[begin MATERIAL SHOWN]
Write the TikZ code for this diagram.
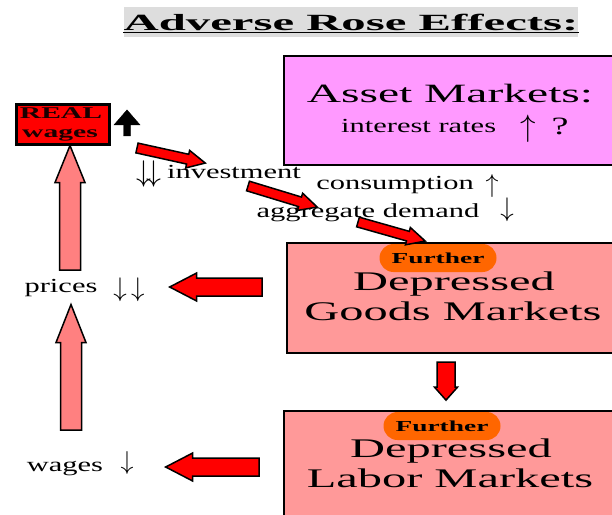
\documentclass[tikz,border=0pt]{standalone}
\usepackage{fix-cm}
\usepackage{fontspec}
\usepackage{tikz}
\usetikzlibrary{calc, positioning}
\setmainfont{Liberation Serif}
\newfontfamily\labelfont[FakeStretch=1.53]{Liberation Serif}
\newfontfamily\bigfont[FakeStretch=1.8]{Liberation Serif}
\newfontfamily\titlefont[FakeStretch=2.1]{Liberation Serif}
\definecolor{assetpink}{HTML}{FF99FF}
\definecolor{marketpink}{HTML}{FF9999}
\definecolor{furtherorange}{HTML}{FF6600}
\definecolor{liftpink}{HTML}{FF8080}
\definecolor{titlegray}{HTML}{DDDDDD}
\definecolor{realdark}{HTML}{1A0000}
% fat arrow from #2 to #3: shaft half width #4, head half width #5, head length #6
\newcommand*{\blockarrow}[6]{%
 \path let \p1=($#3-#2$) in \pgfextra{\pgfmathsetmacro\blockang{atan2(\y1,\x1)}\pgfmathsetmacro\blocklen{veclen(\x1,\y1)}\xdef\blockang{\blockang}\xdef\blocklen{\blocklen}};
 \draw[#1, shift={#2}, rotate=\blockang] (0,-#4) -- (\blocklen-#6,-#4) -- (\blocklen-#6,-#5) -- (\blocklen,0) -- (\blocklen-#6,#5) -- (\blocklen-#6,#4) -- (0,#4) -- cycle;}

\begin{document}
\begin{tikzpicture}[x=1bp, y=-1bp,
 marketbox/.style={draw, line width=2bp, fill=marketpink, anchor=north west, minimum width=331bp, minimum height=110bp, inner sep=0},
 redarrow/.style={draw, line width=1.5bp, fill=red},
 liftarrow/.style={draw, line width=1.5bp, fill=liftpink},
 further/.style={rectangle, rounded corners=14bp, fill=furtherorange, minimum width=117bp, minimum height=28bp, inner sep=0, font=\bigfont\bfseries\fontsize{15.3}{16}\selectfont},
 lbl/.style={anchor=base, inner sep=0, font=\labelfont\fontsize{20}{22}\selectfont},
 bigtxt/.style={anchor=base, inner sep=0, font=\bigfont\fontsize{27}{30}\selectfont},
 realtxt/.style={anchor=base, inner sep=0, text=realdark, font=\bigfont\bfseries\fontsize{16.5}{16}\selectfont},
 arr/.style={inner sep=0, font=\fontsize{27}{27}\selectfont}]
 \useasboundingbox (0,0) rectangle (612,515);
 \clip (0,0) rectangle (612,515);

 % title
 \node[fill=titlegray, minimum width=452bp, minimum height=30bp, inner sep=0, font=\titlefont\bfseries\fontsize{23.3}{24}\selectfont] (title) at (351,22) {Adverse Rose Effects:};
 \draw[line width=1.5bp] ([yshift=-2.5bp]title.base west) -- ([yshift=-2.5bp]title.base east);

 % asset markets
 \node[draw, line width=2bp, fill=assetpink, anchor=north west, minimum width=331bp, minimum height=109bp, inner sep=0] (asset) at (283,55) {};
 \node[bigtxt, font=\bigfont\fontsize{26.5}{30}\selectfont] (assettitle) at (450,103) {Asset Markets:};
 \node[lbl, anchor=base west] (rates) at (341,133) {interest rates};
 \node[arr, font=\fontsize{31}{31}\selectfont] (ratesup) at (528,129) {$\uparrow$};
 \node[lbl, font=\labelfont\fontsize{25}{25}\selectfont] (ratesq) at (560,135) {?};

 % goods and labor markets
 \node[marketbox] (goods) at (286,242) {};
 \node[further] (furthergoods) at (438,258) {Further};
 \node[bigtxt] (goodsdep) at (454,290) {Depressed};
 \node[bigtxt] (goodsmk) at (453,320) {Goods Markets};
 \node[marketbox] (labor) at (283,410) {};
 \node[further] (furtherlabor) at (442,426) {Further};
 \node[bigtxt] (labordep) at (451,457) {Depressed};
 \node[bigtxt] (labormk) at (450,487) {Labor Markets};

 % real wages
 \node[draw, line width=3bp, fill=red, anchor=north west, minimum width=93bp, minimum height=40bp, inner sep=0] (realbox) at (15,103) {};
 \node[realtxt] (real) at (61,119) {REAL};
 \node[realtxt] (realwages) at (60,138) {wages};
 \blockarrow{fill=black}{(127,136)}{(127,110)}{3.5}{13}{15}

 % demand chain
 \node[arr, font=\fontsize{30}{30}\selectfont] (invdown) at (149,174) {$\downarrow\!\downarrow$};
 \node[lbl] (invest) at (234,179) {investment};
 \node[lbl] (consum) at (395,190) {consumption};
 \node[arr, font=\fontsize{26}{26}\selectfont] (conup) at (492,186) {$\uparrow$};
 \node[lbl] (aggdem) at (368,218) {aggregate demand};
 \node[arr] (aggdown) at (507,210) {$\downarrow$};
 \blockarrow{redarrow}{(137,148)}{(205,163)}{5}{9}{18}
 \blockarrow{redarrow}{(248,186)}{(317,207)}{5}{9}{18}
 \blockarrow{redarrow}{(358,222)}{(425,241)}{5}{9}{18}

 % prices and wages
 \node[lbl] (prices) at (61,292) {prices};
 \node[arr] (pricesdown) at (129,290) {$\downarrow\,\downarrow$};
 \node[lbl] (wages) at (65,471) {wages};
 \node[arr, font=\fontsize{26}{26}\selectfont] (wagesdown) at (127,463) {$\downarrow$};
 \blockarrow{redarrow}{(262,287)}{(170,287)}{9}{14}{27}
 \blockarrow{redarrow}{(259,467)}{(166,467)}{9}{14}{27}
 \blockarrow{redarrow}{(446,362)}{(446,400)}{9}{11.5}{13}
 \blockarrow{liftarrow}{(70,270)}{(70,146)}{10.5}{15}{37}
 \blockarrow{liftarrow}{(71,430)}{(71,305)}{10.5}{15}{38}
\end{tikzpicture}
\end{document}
[end MATERIAL SHOWN]
[begin MATERIAL SHOWN]
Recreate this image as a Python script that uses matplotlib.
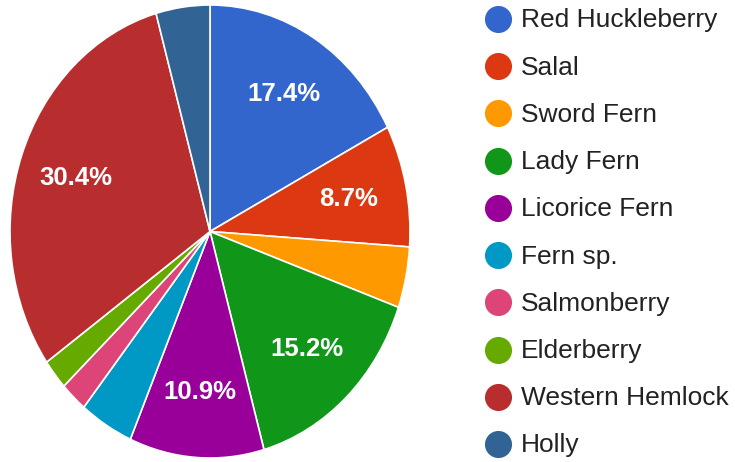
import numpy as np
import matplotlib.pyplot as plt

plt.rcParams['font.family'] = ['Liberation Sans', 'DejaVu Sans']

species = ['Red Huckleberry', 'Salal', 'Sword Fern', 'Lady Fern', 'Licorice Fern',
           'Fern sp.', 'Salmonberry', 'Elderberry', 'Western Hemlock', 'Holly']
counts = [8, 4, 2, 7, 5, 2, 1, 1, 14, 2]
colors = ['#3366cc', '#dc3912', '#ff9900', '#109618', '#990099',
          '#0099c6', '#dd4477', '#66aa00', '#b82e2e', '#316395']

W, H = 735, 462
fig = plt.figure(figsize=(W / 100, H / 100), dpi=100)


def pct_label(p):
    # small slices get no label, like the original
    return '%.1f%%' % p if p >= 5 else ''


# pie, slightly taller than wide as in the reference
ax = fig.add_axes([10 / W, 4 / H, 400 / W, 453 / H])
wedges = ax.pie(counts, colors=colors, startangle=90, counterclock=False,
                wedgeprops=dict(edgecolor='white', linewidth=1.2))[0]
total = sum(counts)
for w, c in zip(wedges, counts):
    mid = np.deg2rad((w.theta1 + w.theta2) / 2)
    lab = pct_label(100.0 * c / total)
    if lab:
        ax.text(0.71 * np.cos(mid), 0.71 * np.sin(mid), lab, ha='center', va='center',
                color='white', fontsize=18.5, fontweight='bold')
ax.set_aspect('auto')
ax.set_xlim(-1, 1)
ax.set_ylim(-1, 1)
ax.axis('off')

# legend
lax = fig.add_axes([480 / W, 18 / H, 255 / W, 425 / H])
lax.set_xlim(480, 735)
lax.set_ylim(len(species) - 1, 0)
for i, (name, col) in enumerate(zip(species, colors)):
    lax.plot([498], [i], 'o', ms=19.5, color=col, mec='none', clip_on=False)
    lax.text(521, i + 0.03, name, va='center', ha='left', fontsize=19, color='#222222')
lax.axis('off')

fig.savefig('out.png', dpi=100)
[end MATERIAL SHOWN]
INSTRUCTION:
The material above holds pictures; leave them out. Repeat exactly the lines from the one containing "Write the TikZ code for this diagram." through the one containing "(0,-#4) -- (\blocklen-#6,-#4)", and nothing else.

RESULT OF THE TASK:
Write the TikZ code for this diagram.
\documentclass[tikz,border=0pt]{standalone}
\usepackage{fix-cm}
\usepackage{fontspec}
\usepackage{tikz}
\usetikzlibrary{calc, positioning}
\setmainfont{Liberation Serif}
\newfontfamily\labelfont[FakeStretch=1.53]{Liberation Serif}
\newfontfamily\bigfont[FakeStretch=1.8]{Liberation Serif}
\newfontfamily\titlefont[FakeStretch=2.1]{Liberation Serif}
\definecolor{assetpink}{HTML}{FF99FF}
\definecolor{marketpink}{HTML}{FF9999}
\definecolor{furtherorange}{HTML}{FF6600}
\definecolor{liftpink}{HTML}{FF8080}
\definecolor{titlegray}{HTML}{DDDDDD}
\definecolor{realdark}{HTML}{1A0000}
% fat arrow from #2 to #3: shaft half width #4, head half width #5, head length #6
\newcommand*{\blockarrow}[6]{%
 \path let \p1=($#3-#2$) in \pgfextra{\pgfmathsetmacro\blockang{atan2(\y1,\x1)}\pgfmathsetmacro\blocklen{veclen(\x1,\y1)}\xdef\blockang{\blockang}\xdef\blocklen{\blocklen}};
 \draw[#1, shift={#2}, rotate=\blockang] (0,-#4) -- (\blocklen-#6,-#4) -- (\blocklen-#6,-#5) -- (\blocklen,0) -- (\blocklen-#6,#5) -- (\blocklen-#6,#4) -- (0,#4) -- cycle;}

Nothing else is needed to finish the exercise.